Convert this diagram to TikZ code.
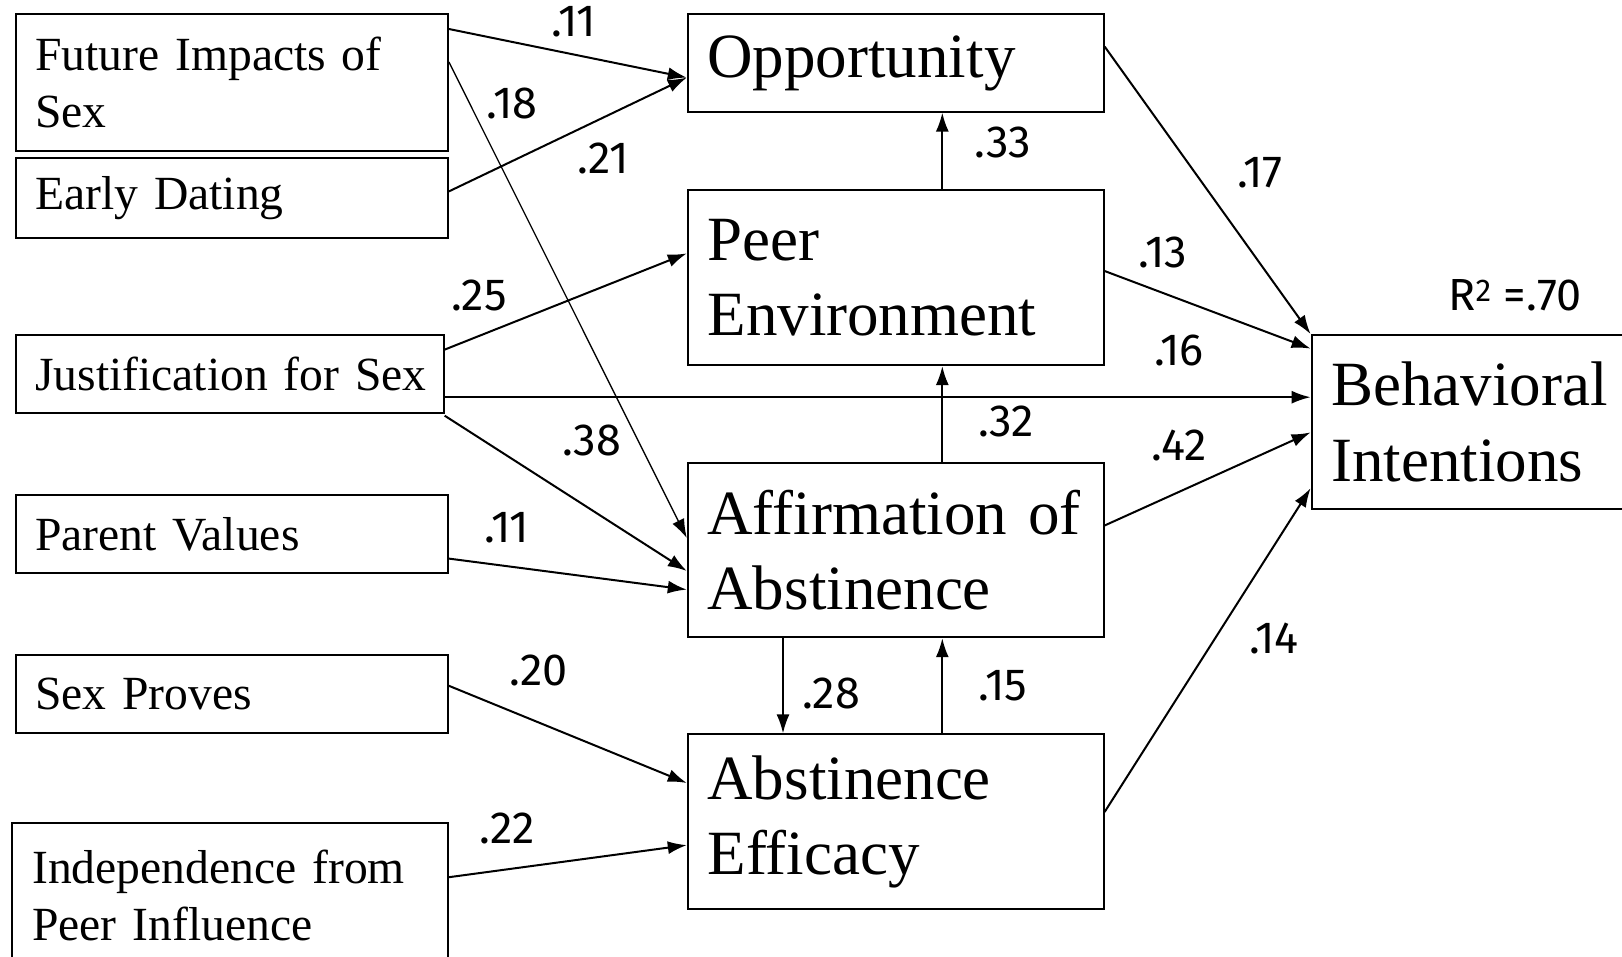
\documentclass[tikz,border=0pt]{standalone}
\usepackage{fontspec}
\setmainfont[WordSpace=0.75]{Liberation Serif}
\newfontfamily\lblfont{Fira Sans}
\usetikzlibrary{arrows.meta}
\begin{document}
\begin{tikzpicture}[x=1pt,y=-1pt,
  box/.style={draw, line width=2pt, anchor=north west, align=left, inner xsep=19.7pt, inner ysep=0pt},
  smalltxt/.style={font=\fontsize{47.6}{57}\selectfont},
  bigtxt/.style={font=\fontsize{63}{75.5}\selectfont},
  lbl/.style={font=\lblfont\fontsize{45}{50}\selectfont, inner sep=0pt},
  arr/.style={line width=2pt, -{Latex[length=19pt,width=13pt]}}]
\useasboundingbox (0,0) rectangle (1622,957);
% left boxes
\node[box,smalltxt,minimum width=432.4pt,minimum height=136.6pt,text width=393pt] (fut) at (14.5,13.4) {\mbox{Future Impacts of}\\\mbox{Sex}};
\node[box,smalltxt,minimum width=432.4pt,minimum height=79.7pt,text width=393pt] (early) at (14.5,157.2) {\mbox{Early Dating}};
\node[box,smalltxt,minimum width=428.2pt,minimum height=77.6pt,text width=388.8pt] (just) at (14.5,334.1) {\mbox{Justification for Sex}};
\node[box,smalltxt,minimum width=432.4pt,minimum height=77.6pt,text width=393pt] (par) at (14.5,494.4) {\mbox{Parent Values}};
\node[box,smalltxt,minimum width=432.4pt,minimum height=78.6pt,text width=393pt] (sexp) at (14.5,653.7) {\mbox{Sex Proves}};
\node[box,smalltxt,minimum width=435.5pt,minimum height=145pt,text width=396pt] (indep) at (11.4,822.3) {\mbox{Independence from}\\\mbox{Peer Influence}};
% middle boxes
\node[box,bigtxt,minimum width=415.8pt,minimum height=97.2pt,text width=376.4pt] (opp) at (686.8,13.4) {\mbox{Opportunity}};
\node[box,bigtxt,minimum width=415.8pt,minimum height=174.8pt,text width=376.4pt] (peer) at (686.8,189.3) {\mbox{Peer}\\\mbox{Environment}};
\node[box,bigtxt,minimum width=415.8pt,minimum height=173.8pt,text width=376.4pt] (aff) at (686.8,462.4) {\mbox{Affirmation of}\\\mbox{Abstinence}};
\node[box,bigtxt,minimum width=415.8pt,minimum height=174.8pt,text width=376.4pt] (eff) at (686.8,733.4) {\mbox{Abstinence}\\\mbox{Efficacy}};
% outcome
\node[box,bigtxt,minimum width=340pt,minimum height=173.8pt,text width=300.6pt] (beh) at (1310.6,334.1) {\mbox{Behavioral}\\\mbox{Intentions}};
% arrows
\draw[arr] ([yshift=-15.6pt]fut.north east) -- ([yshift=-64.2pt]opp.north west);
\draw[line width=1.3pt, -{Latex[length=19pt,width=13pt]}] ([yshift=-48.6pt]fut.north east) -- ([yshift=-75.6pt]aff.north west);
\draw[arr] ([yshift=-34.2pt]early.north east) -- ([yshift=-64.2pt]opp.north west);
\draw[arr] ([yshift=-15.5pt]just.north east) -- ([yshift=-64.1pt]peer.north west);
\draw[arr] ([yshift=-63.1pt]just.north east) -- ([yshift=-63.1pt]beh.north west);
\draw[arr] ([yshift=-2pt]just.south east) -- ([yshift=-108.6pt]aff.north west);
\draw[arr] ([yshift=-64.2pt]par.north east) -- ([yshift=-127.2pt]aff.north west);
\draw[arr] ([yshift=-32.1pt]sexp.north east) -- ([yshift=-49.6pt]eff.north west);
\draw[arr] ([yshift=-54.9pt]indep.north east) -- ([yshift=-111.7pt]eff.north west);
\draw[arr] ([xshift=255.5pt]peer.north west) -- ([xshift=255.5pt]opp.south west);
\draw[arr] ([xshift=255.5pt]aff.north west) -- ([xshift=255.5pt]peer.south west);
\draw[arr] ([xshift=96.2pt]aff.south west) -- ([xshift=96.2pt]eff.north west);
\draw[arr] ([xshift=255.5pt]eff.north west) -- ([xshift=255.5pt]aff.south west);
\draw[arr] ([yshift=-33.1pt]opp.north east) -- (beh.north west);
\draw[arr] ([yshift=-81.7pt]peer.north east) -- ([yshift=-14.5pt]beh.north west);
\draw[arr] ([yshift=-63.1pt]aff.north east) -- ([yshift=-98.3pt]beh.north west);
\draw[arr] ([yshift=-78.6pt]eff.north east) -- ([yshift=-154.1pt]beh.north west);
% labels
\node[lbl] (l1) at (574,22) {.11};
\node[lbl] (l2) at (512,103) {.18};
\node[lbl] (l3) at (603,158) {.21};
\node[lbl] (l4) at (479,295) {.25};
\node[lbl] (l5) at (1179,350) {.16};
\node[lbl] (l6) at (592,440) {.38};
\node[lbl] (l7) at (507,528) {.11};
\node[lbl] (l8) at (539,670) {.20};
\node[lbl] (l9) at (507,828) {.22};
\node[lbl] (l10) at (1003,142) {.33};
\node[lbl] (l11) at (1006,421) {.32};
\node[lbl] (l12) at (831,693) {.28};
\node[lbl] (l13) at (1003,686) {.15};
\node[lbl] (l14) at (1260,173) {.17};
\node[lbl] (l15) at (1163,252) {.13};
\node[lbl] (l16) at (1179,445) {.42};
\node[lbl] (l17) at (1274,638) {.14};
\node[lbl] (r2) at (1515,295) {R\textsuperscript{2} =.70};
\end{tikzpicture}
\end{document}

* * *

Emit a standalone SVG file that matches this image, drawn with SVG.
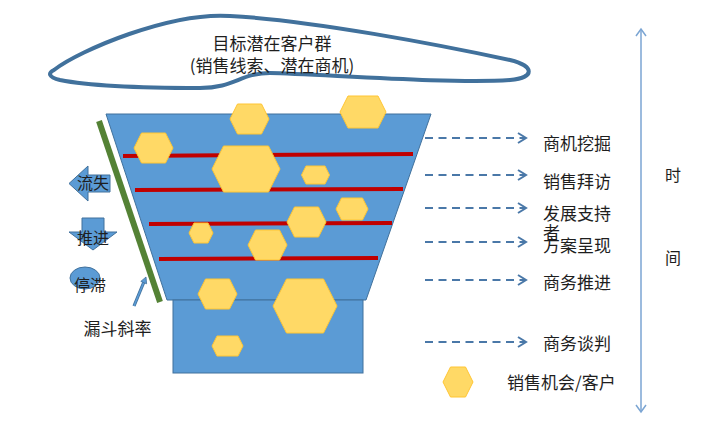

- **INSTRUCTIONS TO FOLLOW**
Scan the entries above and work out how many lines include the word "standalone"; the reply is that number alone.

- **SOLUTION TO THE EXERCISE**
2